Big value in nonprofits
Nonprofits are the Rodney Dangerfields of the economy. They’re celebrated for providing important services or promoting worthwhile causes, but get no respect for their sizable economic contribution to the community.
It’s easy to discount their impact. While most people would agree that nonprofits provide value via their social impact on the community — feeding the hungry or fighting for clean air, for example — few would regard them collectively as a significant economic driver.
But they are. The Community Impact Council, which represents 60 Mesa County nonprofits, conducted an economic impact study based on surveys completed by 31 small to medium-sized 501(c)(3) members.
The study found those 31 nonprofits provide a gross economic contribution of $133.8 million to Mesa County’s gross regional product of $5.4 billion.
This contribution creates 2,161 full- and part-time jobs with a total labor income of $77 million.

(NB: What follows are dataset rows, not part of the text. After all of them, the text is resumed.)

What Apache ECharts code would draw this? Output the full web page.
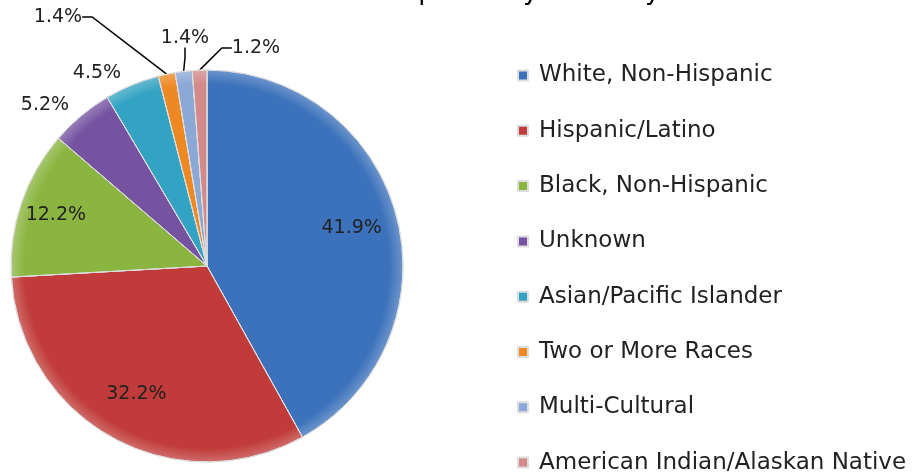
<!DOCTYPE html>
<html>
<head>
<meta charset="utf-8">
<script src="https://cdn.jsdelivr.net/npm/echarts@6/dist/echarts.min.js"></script>
<style>
  html, body { margin: 0; padding: 0; background: #fff; }
  #chart { width: 920px; height: 475px; }
</style>
</head>
<body>
<div id="chart"></div>
<script>
// ethnicity groups and their share of pell grant recipients (%)
var groups = ['White, Non-Hispanic', 'Hispanic/Latino', 'Black, Non-Hispanic', 'Unknown',
    'Asian/Pacific Islander', 'Two or More Races', 'Multi-Cultural', 'American Indian/Alaskan Native'];
var shares = [41.9, 32.2, 12.2, 5.2, 4.5, 1.4, 1.4, 1.2];
var colors = ['#3c72bb', '#c03b39', '#8ab540', '#7653a1', '#33a3c3', '#ee8822', '#8ca8d6', '#d48a8a'];

var font = 'DejaVu Sans';
var cx = 207, cy = 266, rad = 196;

// where the small-slice labels sit (label centre)
var outerLabelPos = {
    3: [45, 105],
    4: [97, 73],
    5: [58, 17],
    6: [185, 38],
    7: [256, 48]
};
// how far out the inside labels are pushed
var innerPush = { 0: 1.48, 1: 1.45, 2: 1.58 };

var chart = echarts.init(document.getElementById('chart'));

var data = groups.map(function (g, i) {
    var item = {
        name: g,
        value: shares[i],
        itemStyle: {
            color: {
                type: 'radial', x: cx, y: cy, r: rad, global: true,
                colorStops: [
                    { offset: 0, color: colors[i] },
                    { offset: 0.93, color: colors[i] },
                    { offset: 1, color: echarts.color.lift(colors[i], 0.25) }
                ]
            }
        }
    };
    if (i < 3) {
        item.label = { position: 'inside' };
        item.labelLine = { show: false };
    }
    if (i === 3 || i === 4) {
        item.labelLine = { show: false };
    }
    return item;
});

chart.setOption({
    title: {
        text: 'Fall 2013 Pell Grant Recipients by Ethnicity',
        left: 98,
        top: -26,
        textStyle: { fontFamily: font, fontSize: 26, fontWeight: 'normal', color: '#000' }
    },
    legend: {
        orient: 'vertical',
        left: 517,
        top: 64,
        padding: 0,
        itemWidth: 10,
        itemHeight: 10,
        itemGap: 32.3,
        icon: 'rect',
        textStyle: { fontFamily: font, fontSize: 23, color: '#222', padding: [0, 0, 0, 6] },
        data: groups.map(function (g, i) {
            return { name: g, itemStyle: { color: colors[i] } };
        })
    },
    series: [{
        type: 'pie',
        center: [cx, cy],
        radius: rad,
        startAngle: 90,
        clockwise: true,
        avoidLabelOverlap: false,
        itemStyle: { borderColor: '#dddddd', borderWidth: 1 },
        label: {
            formatter: '{c}%',
            fontFamily: font,
            fontSize: 19,
            color: '#222'
        },
        labelLine: { length: 12, length2: 10, lineStyle: { color: '#000', width: 1.5 } },
        labelLayout: function (p) {
            var i = p.dataIndex;
            if (outerLabelPos[i]) {
                return { x: outerLabelPos[i][0], y: outerLabelPos[i][1], align: 'center', verticalAlign: 'middle' };
            }
            // push the inside labels out toward the rim
            var k = innerPush[i];
            var mx = p.labelRect.x + p.labelRect.width / 2;
            var my = p.labelRect.y + p.labelRect.height / 2;
            return {
                x: cx + (mx - cx) * k, y: cy + (my - cy) * k,
                align: 'center', verticalAlign: 'middle'
            };
        },
        emphasis: { disabled: true },
        data: data
    }]
});
</script>
</body>
</html>
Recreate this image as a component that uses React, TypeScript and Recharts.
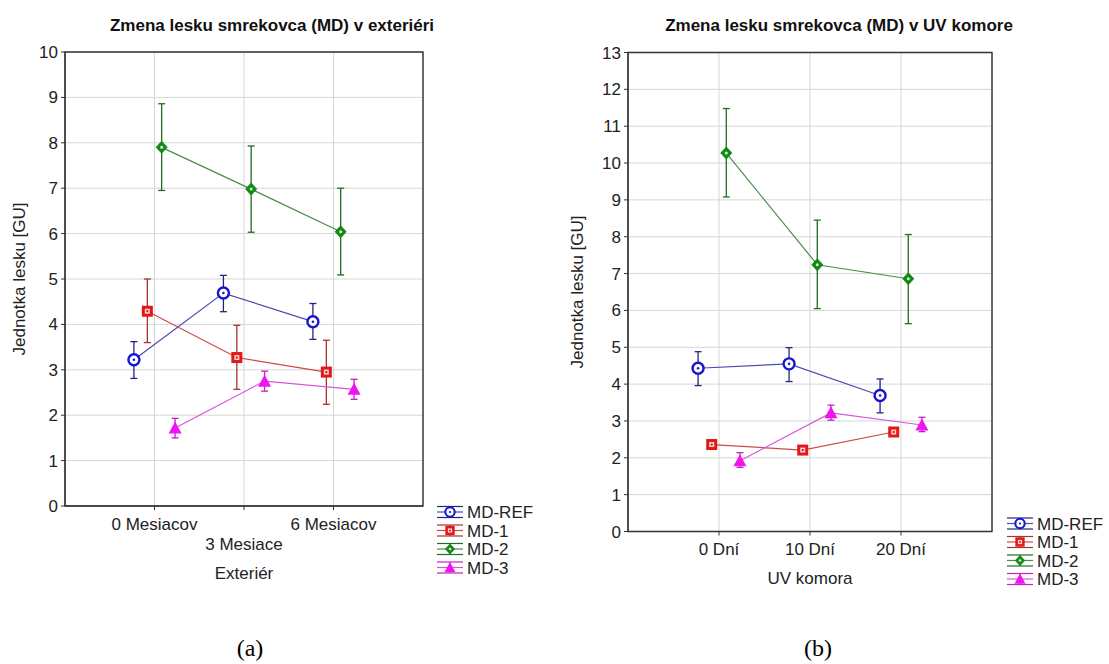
import {
  ScatterChart,
  Scatter,
  XAxis,
  YAxis,
  CartesianGrid,
  ErrorBar,
  ReferenceArea,
  Label,
} from "recharts";

const FONT = "'Liberation Sans', Arial, sans-serif";

// series
const seriesNames = ["MD-REF", "MD-1", "MD-2", "MD-3"];
const seriesShapes = ["circle", "square", "diamond", "triangle"];
// small horizontal jitter of each group (category units)
const seriesOffset = [-0.23, -0.08, 0.08, 0.23];

// (a) exterior
const extCategories = ["0 Mesiacov", "3 Mesiace", "6 Mesiacov"];
const extRef = [3.22, 4.69, 4.06];
const extRefLow = [2.81, 4.28, 3.67];
const extRefHigh = [3.62, 5.08, 4.46];
const extMd1 = [4.29, 3.27, 2.95];
const extMd1Low = [3.6, 2.57, 2.24];
const extMd1High = [5.0, 3.98, 3.65];
const extMd2 = [7.9, 6.98, 6.04];
const extMd2Low = [6.95, 6.03, 5.09];
const extMd2High = [8.86, 7.93, 7.0];
const extMd3 = [1.72, 2.75, 2.57];
const extMd3Low = [1.5, 2.53, 2.35];
const extMd3High = [1.93, 2.97, 2.79];

// (b) UV chamber
const uvCategories = ["0 Dní", "10 Dní", "20 Dní"];
const uvRef = [4.43, 4.55, 3.69];
const uvRefLow = [3.96, 4.07, 3.22];
const uvRefHigh = [4.88, 4.99, 4.14];
const uvMd1 = [2.36, 2.21, 2.7];
const uvMd1Low = [2.27, 2.13, 2.61];
const uvMd1High = [2.45, 2.29, 2.79];
const uvMd2 = [10.27, 7.24, 6.86];
const uvMd2Low = [9.08, 6.05, 5.64];
const uvMd2High = [11.48, 8.45, 8.06];
const uvMd3 = [1.92, 3.22, 2.89];
const uvMd3Low = [1.74, 3.02, 2.71];
const uvMd3High = [2.14, 3.43, 3.1];

const markerColors = ["#1414d2", "#e01818", "#138a13", "#f014f0"];
const lineColors = ["#4a4ab4", "#cc4a4a", "#4a8c4a", "#d855d8"];
const errColors = ["#24247e", "#a83232", "#236b23", "#c41fc4"];

type Pt = { x: number; y: number; err: [number, number] };

function buildPoints(means: number[], lows: number[], highs: number[], s: number): Pt[] {
  return means.map((m, i) => ({
    x: i + seriesOffset[s],
    y: m,
    err: [m - lows[i], highs[i] - m],
  }));
}

interface MarkerProps {
  cx?: number;
  cy?: number;
  kind: string;
  color: string;
  k?: number;
}

function Marker({ cx, cy, kind, color, k = 1 }: MarkerProps) {
  if (cx == null || cy == null) return null;
  if (kind === "circle") {
    return (
      <g>
        <circle cx={cx} cy={cy} r={5.5 * k} fill="#fff" stroke={color} strokeWidth={2.4 * k} />
        <circle cx={cx} cy={cy} r={1.3 * k} fill={color} />
      </g>
    );
  }
  if (kind === "square") {
    return (
      <g>
        <rect x={cx - 5.5 * k} y={cy - 5.5 * k} width={11 * k} height={11 * k} fill={color} />
        <rect x={cx - 2.5 * k} y={cy - 2.5 * k} width={5 * k} height={5 * k} fill="#fbd0d0" />
        <rect x={cx - 1 * k} y={cy - 1 * k} width={2 * k} height={2 * k} fill={color} />
      </g>
    );
  }
  if (kind === "diamond") {
    return (
      <g>
        <polygon
          points={`${cx},${cy - 6.5 * k} ${cx + 6 * k},${cy} ${cx},${cy + 6.5 * k} ${cx - 6 * k},${cy}`}
          fill={color}
        />
        <circle cx={cx} cy={cy} r={1.5 * k} fill="#d8f0d8" />
      </g>
    );
  }
  return (
    <polygon
      points={`${cx},${cy - 6.5 * k} ${cx + 6.5 * k},${cy + 5.5 * k} ${cx - 6.5 * k},${cy + 5.5 * k}`}
      fill={color}
    />
  );
}

function CategoryTick(props: any) {
  const { x, y, payload, labels, stagger } = props;
  const i = payload.value as number;
  const dy = stagger && i === 1 ? 38 : 17.5;
  return (
    <text x={x} y={y + dy} textAnchor="middle" fill="#222" fontSize={17} fontFamily={FONT}>
      {labels[i]}
    </text>
  );
}

interface PanelProps {
  width: number;
  height: number;
  plotLeft: number;
  plotRight: number;
  plotTop: number;
  plotBottom: number;
  yMax: number;
  categories: string[];
  stagger: boolean;
  xTitle: string;
  xTitleDy: number;
  yTitleDx: number;
  means: number[][];
  lows: number[][];
  highs: number[][];
}

function Panel(p: PanelProps) {
  const yTicks = Array.from({ length: p.yMax + 1 }, (_, i) => i);
  const margin = {
    top: p.plotTop,
    left: 0,
    right: p.width - p.plotRight - 6,
    bottom: p.height - p.plotBottom - 80,
  };
  return (
    <ScatterChart width={p.width} height={p.height} margin={margin}>
      <CartesianGrid stroke="#d6d6d6" />
      <XAxis
        dataKey="x"
        type="number"
        domain={[-1, 3]}
        ticks={[0, 1, 2]}
        interval={0}
        height={80}
        tickSize={4}
        tickMargin={2}
        stroke="#333"
        tick={<CategoryTick labels={p.categories} stagger={p.stagger} />}
      >
        <Label
          content={(lp: any) => {
            const vb = lp.viewBox;
            if (!vb) return null;
            return (
              <text
                x={vb.x + vb.width / 2}
                y={vb.y + p.xTitleDy}
                textAnchor="middle"
                fill="#222"
                fontSize={17}
                fontFamily={FONT}
              >
                {p.xTitle}
              </text>
            );
          }}
        />
      </XAxis>
      <YAxis
        dataKey="y"
        type="number"
        domain={[0, p.yMax]}
        ticks={yTicks}
        interval={0}
        width={p.plotLeft}
        tickSize={4}
        tickMargin={3}
        stroke="#333"
        tick={{ fill: "#222", fontSize: 17, fontFamily: FONT }}
      >
        <Label
          content={(lp: any) => {
            const vb = lp.viewBox;
            if (!vb) return null;
            const cx = vb.x + p.yTitleDx;
            const cy = vb.y + vb.height / 2;
            return (
              <text
                x={cx}
                y={cy}
                transform={`rotate(-90, ${cx}, ${cy})`}
                textAnchor="middle"
                dominantBaseline="central"
                fill="#222"
                fontSize={17}
                fontFamily={FONT}
              >
                Jednotka lesku [GU]
              </text>
            );
          }}
        />
      </YAxis>
      <YAxis
        yAxisId="r"
        orientation="right"
        type="number"
        domain={[0, p.yMax]}
        ticks={yTicks}
        interval={0}
        width={6}
        tickSize={4}
        tick={false}
        axisLine={false}
        stroke="#444"
      />
      <ReferenceArea x1={-1} x2={3} y1={0} y2={p.yMax} fill="none" stroke="#333" strokeWidth={1.4} />
      {seriesNames.map((name, s) => (
        <Scatter
          key={name}
          name={name}
          data={buildPoints(p.means[s], p.lows[s], p.highs[s], s)}
          line={{ stroke: lineColors[s], strokeWidth: 1.2 }}
          lineType="joint"
          shape={(q: any) => (
            <Marker cx={q.cx} cy={q.cy} kind={seriesShapes[s]} color={markerColors[s]} />
          )}
          isAnimationActive={false}
        >
          <ErrorBar dataKey="err" direction="y" width={3.5} stroke={errColors[s]} strokeWidth={1.3} />
        </Scatter>
      ))}
    </ScatterChart>
  );
}

function LegendBlock({ x, y }: { x: number; y: number }) {
  return (
    <g>
      {seriesNames.map((name, s) => {
        const yc = y + s * 18.5;
        return (
          <g key={name}>
            <line x1={x} x2={x + 26} y1={yc - 5.5} y2={yc - 5.5} stroke={errColors[s]} strokeWidth={1.2} />
            <line x1={x} x2={x + 26} y1={yc} y2={yc} stroke={lineColors[s]} strokeWidth={1.2} />
            <line x1={x} x2={x + 26} y1={yc + 5.5} y2={yc + 5.5} stroke={errColors[s]} strokeWidth={1.2} />
            <line x1={x + 13} x2={x + 13} y1={yc - 5.5} y2={yc + 5.5} stroke={errColors[s]} strokeWidth={1.2} />
            <Marker cx={x + 13} cy={yc} kind={seriesShapes[s]} color={markerColors[s]} k={0.85} />
            <text x={x + 30} y={yc + 6} fill="#222" fontSize={17} fontFamily={FONT}>
              {name}
            </text>
          </g>
        );
      })}
    </g>
  );
}

export default function App() {
  return (
    <div style={{ position: "absolute", left: 0, top: 0, width: 1109, height: 664, background: "#fff" }}>
      <div style={{ position: "absolute", left: 0, top: 0 }}>
        <Panel
          width={555}
          height={620}
          plotLeft={65}
          plotRight={423}
          plotTop={52}
          plotBottom={506}
          yMax={10}
          categories={extCategories}
          stagger={true}
          xTitle="Exteriér"
          xTitleDy={73}
          yTitleDx={19}
          means={[extRef, extMd1, extMd2, extMd3]}
          lows={[extRefLow, extMd1Low, extMd2Low, extMd3Low]}
          highs={[extRefHigh, extMd1High, extMd2High, extMd3High]}
        />
      </div>
      <div style={{ position: "absolute", left: 560, top: 0 }}>
        <Panel
          width={549}
          height={620}
          plotLeft={68}
          plotRight={432}
          plotTop={52.5}
          plotBottom={531.5}
          yMax={13}
          categories={uvCategories}
          stagger={false}
          xTitle="UV komora"
          xTitleDy={52}
          yTitleDx={17}
          means={[uvRef, uvMd1, uvMd2, uvMd3]}
          lows={[uvRefLow, uvMd1Low, uvMd2Low, uvMd3Low]}
          highs={[uvRefHigh, uvMd1High, uvMd2High, uvMd3High]}
        />
      </div>
      <svg
        width={1109}
        height={664}
        style={{ position: "absolute", left: 0, top: 0, pointerEvents: "none" }}
      >
        <text x={272} y={31} textAnchor="middle" fontSize={17} fontWeight="bold" fill="#111" fontFamily={FONT}>
          Zmena lesku smrekovca (MD) v exteriéri
        </text>
        <text x={839} y={31} textAnchor="middle" fontSize={17} fontWeight="bold" fill="#111" fontFamily={FONT}>
          Zmena lesku smrekovca (MD) v UV komore
        </text>
        <LegendBlock x={437} y={512} />
        <LegendBlock x={1007} y={523.5} />
        <text x={250} y={656} textAnchor="middle" fontSize={24} fill="#000" fontFamily="'Liberation Serif', 'Times New Roman', serif">
          (a)
        </text>
        <text x={818} y={656} textAnchor="middle" fontSize={24} fill="#000" fontFamily="'Liberation Serif', 'Times New Roman', serif">
          (b)
        </text>
      </svg>
    </div>
  );
}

CIC members bring $67 million from outside the county. Once adjusted for leakages, supply chain effects and multiplier effects, the total economic impact — or the direction infusion of outside dollars into the local economy — is $33.4 million.
“We’re not just standing there with our hands out all the time — we’re actually contributing to the economy,” Doug Sorter told the Sentinels editorial board Monday. Sorter, who holds a leadership position with CIC, is the vice president of business operations and development at Strive.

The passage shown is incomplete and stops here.